Registering and handling callbacks
Finally, let's call the call_cb
function. To do this, let's first define a
callback for the function to call. We declared our callback in the boilerplate, but never defined the function. So let's do that at the end of the file:
void hello_cb(rlbox_sandbox_mylib& _, tainted_mylib<const char*> str) {
auto checked_string =
str.copy_and_verify_string([](unique_ptr<char[]> val) {
release_assert(val != nullptr && strlen(val.get()) < 1024, "val is null or greater than 1024\n");
return move(val);
});
printf("hello_cb: %s\n", checked_string.get());
}
This callback is called with a tainted string. To actually use the tainted
string we need to verify it. To do this, we use the string verification function
copy_and_verify_string()
with a simple verifier:
str.copy_and_verify_string([](unique_ptr<char[]> val) {
release_assert(val != nullptr && strlen(val.get()) < 1024, "val is null or greater than 1024\n");
return move(val);
});
This verifier moves the string if it is not null and if its length is less than 1KB. In the callback we simply print this string.

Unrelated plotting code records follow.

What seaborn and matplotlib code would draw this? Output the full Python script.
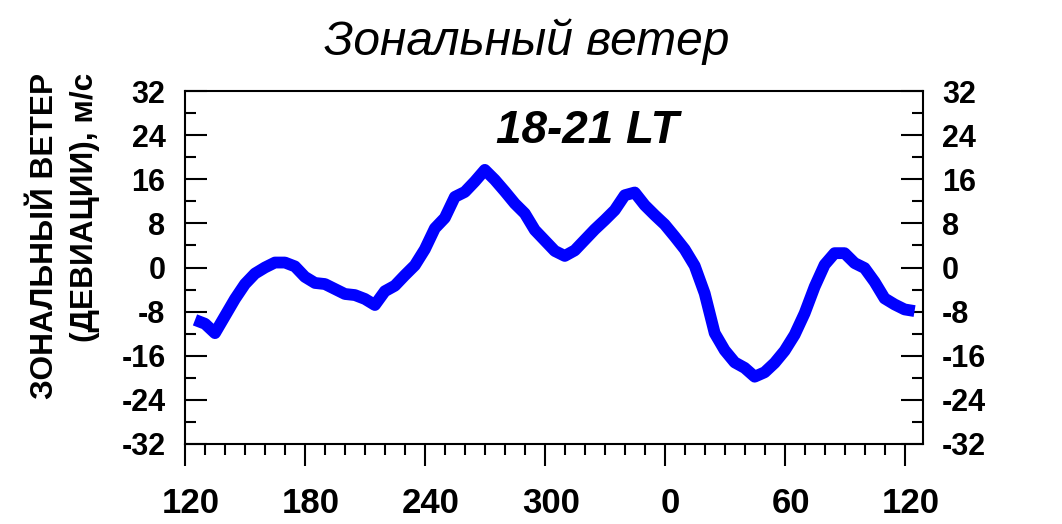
import numpy as np
import pandas as pd
import matplotlib
matplotlib.use("Agg")
import matplotlib.pyplot as plt
import matplotlib.transforms as mtransforms
from matplotlib.ticker import MultipleLocator, FixedLocator, FixedFormatter
import seaborn as sns

# longitude (unwrapped: 120 .. 480) and zonal wind deviation, m/s
lon = [125, 130, 135, 140, 145, 150, 155, 160, 165, 170, 175, 180, 185, 190,
       195, 200, 205, 210, 215, 220, 225, 230, 235, 240, 245, 250, 255, 260,
       265, 270, 275, 280, 285, 290, 295, 300, 305, 310, 315, 320, 325, 330,
       335, 340, 345, 350, 355, 360, 365, 370, 375, 380, 385, 390, 395, 400,
       405, 410, 415, 420, 425, 430, 435, 440, 445, 450, 455, 460, 465, 470,
       475, 480, 485]
wind = [-9.5, -10.2, -11.9, -8.8, -5.7, -3.0, -1.1, 0.0, 0.9, 0.9, 0.2, -1.7,
        -2.8, -3.0, -3.9, -4.8, -5.0, -5.7, -6.8, -4.3, -3.3, -1.4, 0.4, 3.3,
        7.1, 9.0, 12.8, 13.7, 15.6, 17.7, 15.9, 13.8, 11.6, 9.8, 6.8, 4.9,
        3.0, 2.1, 3.1, 5.0, 6.9, 8.6, 10.4, 13.1, 13.6, 11.3, 9.5, 7.8, 5.6,
        3.3, 0.3, -4.7, -11.9, -15.0, -17.2, -18.2, -19.8, -19.0, -17.3,
        -15.1, -12.2, -8.3, -3.5, 0.5, 2.6, 2.6, 0.8, -0.1, -2.6, -5.6, -6.7,
        -7.6, -7.9]

xtick_pos = [120, 180, 240, 300, 360, 420, 480]
xtick_labels = ["120", "180", "240", "300", "0", "60", "120"]
ytick_pos = [-32, -24, -16, -8, 0, 8, 16, 24, 32]

df = pd.DataFrame({"lon": lon, "wind": wind})

sns.set_theme(style="ticks")
plt.rcParams['font.family'] = ['Liberation Sans', 'DejaVu Sans']
plt.rcParams['axes.unicode_minus'] = False
plt.rcParams['text.color'] = 'black'

fig = plt.figure(figsize=(10.62, 5.24), dpi=100)
ax = fig.add_axes([0.1742, 0.1527, 0.8687 - 0.1742, 0.8263 - 0.1527])

sns.lineplot(data=df, x="lon", y="wind", ax=ax, color="#0000ff",
             linewidth=8.5, solid_capstyle="butt", solid_joinstyle="round")

ax.set_xlim(120, 489)
ax.set_ylim(-32, 32)
ax.xaxis.set_major_locator(FixedLocator(xtick_pos))
ax.xaxis.set_major_formatter(FixedFormatter(xtick_labels))
ax.xaxis.set_minor_locator(MultipleLocator(10))
ax.set_yticks(ytick_pos)
ax.yaxis.set_minor_locator(MultipleLocator(4))

for sp in ax.spines.values():
    sp.set_linewidth(1.5)
    sp.set_color("black")

ax.tick_params(axis="y", which="both", direction="in", left=True, right=True,
               labelleft=True, labelright=True, width=1.5, pad=14,
               labelsize=22, colors="black")
ax.tick_params(axis="y", which="major", length=16)
ax.tick_params(axis="y", which="minor", length=8)
ax.tick_params(axis="x", which="both", direction="out", top=False,
               width=1.5, pad=15, labelsize=25, colors="black")
ax.tick_params(axis="x", which="major", length=16)
ax.tick_params(axis="x", which="minor", length=8)
for lab in ax.get_xticklabels() + ax.get_yticklabels():
    lab.set_fontweight("bold")

# x labels sit a little right of their ticks in the original
shift = mtransforms.ScaledTranslation(6 / 100, 0, fig.dpi_scale_trans)
for lab in ax.get_xticklabels():
    lab.set_transform(lab.get_transform() + shift)

ax.set_xlabel("")
ax.set_ylabel("")

fig.text(527 / 1062, 1 - 55 / 524, "Зональный ветер", ha="center",
         va="baseline", fontsize=34.5, fontstyle="italic", color="black")
fig.text(587 / 1062, 1 - 143 / 524, "18-21 LT", ha="center", va="baseline",
         fontsize=33, fontstyle="italic", fontweight="bold", color="black")
fig.text(65 / 1062, 1 - 73 / 524, "ЗОНАЛЬНЫЙ ВЕТЕР\n(ДЕВИАЦИИ), м/с",
         rotation=90, ha="center", va="top", multialignment="right",
         fontsize=22.8, fontweight="bold", linespacing=1.4, color="black")

fig.savefig("out.png", dpi=100, facecolor="white")
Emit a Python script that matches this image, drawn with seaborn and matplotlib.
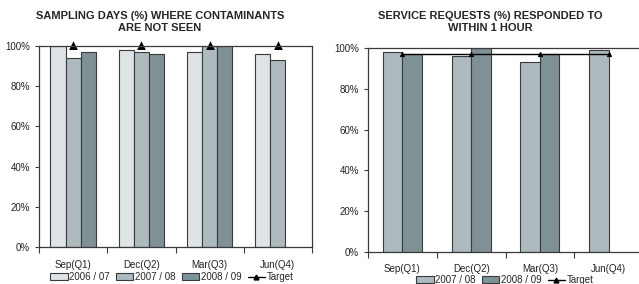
import numpy as np
import pandas as pd
import matplotlib
matplotlib.use("Agg")
import matplotlib.pyplot as plt
from matplotlib.patches import Patch
from matplotlib.lines import Line2D
from matplotlib.ticker import FixedLocator
import seaborn as sns

# data
quarters = ["Sep(Q1)", "Dec(Q2)", "Mar(Q3)", "Jun(Q4)"]
years_left = ["2006 / 07", "2007 / 08", "2008 / 09"]
sampling_0607 = [100, 98, 97, 96]
sampling_0708 = [94, 97, 100, 93]
sampling_0809 = [97, 96, 100, np.nan]
sampling_target = [100, 100, 100, 100]

years_right = ["2007 / 08", "2008 / 09"]
service_0708 = [98, 96, 93, 99]
service_0809 = [97, 100, 97, np.nan]
service_target = [97, 97, 97, 97]

colours = {"2006 / 07": "#dde3e6", "2007 / 08": "#aabbc1", "2008 / 09": "#7b939a"}

sns.set_style("white")
plt.rcParams["font.family"] = ["Liberation Sans", "DejaVu Sans"]

df_left = pd.DataFrame({
    "quarter": quarters * 3,
    "year": np.repeat(years_left, 4),
    "value": sampling_0607 + sampling_0708 + sampling_0809,
})
df_right = pd.DataFrame({
    "quarter": quarters * 2,
    "year": np.repeat(years_right, 4),
    "value": service_0708 + service_0809,
})

fig = plt.figure(figsize=(6.39, 2.84), dpi=100)
ax1 = fig.add_axes([39/639, 1-247/284, (312-39)/639, (247-46)/284])
ax2 = fig.add_axes([368/639, 1-252/284, (643-368)/639, (252-48)/284])

edge = "#3a3a3a"

def style_axis(ax, box):
    ax.set_ylim(0, 100)
    ax.set_xlim(-0.5, 3.5)
    ax.set_yticks([0, 20, 40, 60, 80, 100])
    ax.set_yticklabels([f"{v}%" for v in range(0, 101, 20)])
    ax.set_xticks(range(4))
    ax.set_xticklabels(quarters)
    ax.xaxis.set_minor_locator(FixedLocator([-0.5, 0.5, 1.5, 2.5, 3.5]))
    ax.tick_params(axis="x", which="major", length=0, pad=9, labelsize=7, colors="#222222")
    ax.tick_params(axis="x", which="minor", length=4, width=0.8, color=edge, direction="out", bottom=True)
    ax.tick_params(axis="y", length=3, width=0.8, color=edge, direction="out", left=True, labelsize=7, colors="#222222")
    ax.set_xlabel("")
    ax.set_ylabel("")
    for s in ["left", "bottom", "top"]:
        ax.spines[s].set_visible(True)
        ax.spines[s].set_color(edge)
        ax.spines[s].set_linewidth(0.9)
    ax.spines["right"].set_visible(box)
    ax.spines["right"].set_color(edge)
    ax.spines["right"].set_linewidth(0.9)

# left chart
sns.barplot(data=df_left, x="quarter", y="value", hue="year", hue_order=years_left,
            palette=colours, width=0.67, edgecolor=edge, linewidth=0.8,
            errorbar=None, legend=False, ax=ax1)
sns.pointplot(x=quarters, y=sampling_target, color="black", markers="^",
              linestyles="none", markersize=3, ax=ax1)
style_axis(ax1, True)

# right chart
sns.barplot(data=df_right, x="quarter", y="value", hue="year", hue_order=years_right,
            palette=colours, width=0.57, edgecolor=edge, linewidth=0.8,
            errorbar=None, legend=False, ax=ax2)
sns.pointplot(x=quarters, y=service_target, color="black", markers="^",
              linestyles="-", markersize=3, linewidth=1, ax=ax2)
style_axis(ax2, False)

for ax in (ax1, ax2):
    for ln in ax.lines:
        ln.set_clip_on(False)

fig.text(160/639, 1-22/284, "SAMPLING DAYS (%) WHERE CONTAMINANTS\nARE NOT SEEN",
         ha="center", va="center", fontsize=8, fontweight="bold", linespacing=1.35)
fig.text(490/639, 1-22/284, "SERVICE REQUESTS (%) RESPONDED TO\nWITHIN 1 HOUR",
         ha="center", va="center", fontsize=8, fontweight="bold", linespacing=1.35)

def legend_handles(years):
    hs = [Patch(facecolor=colours[y], edgecolor=edge, linewidth=0.8, label=y) for y in years]
    hs.append(Line2D([], [], color="black", marker="^", markersize=3.5, linewidth=1, label="Target"))
    return hs

leg_kw = dict(ncol=4, frameon=False, fontsize=7, handlelength=1.8, handleheight=0.7,
              handletextpad=0.2, columnspacing=0.6, borderaxespad=0, borderpad=0)
fig.legend(handles=legend_handles(years_left), loc="center",
           bbox_to_anchor=(172/639, 1-277/284), **leg_kw)
fig.legend(handles=legend_handles(years_right), loc="center",
           bbox_to_anchor=(505/639, 1-280/284), **leg_kw)

fig.savefig("out.png", dpi=100)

Let's now continue back in main
. To call_cb
with the callback we first
need to register the callback - otherwise RLBox will disallow the
library-application call - and pass the callback to the call_cb
function:
// register callback and call it
auto cb = sandbox.register_callback(hello_cb);
sandbox.invoke_sandbox_function(call_cb, cb);
Build and run
If you haven't installed RLBox, see the Install chapter.
Clone this books' repository:
git clone https://github.com/PLSysSec/rlbox-book
cd rlbox-book/src/chapters/examples/noop-hello-example
Build:
cmake -S . -B ./build -DCMAKE_BUILD_TYPE=Release
cmake --build ./build --config Release --parallel
Run:
$ ./build/main
Hello from mylib
Adding... 3+4 = 7
OK? = 1
echo: hi hi!
hello_cb: hi again!
For single threaded applications the attacker can't overwrite the pointer because we're not calling into the sandbox before calling `strncpy.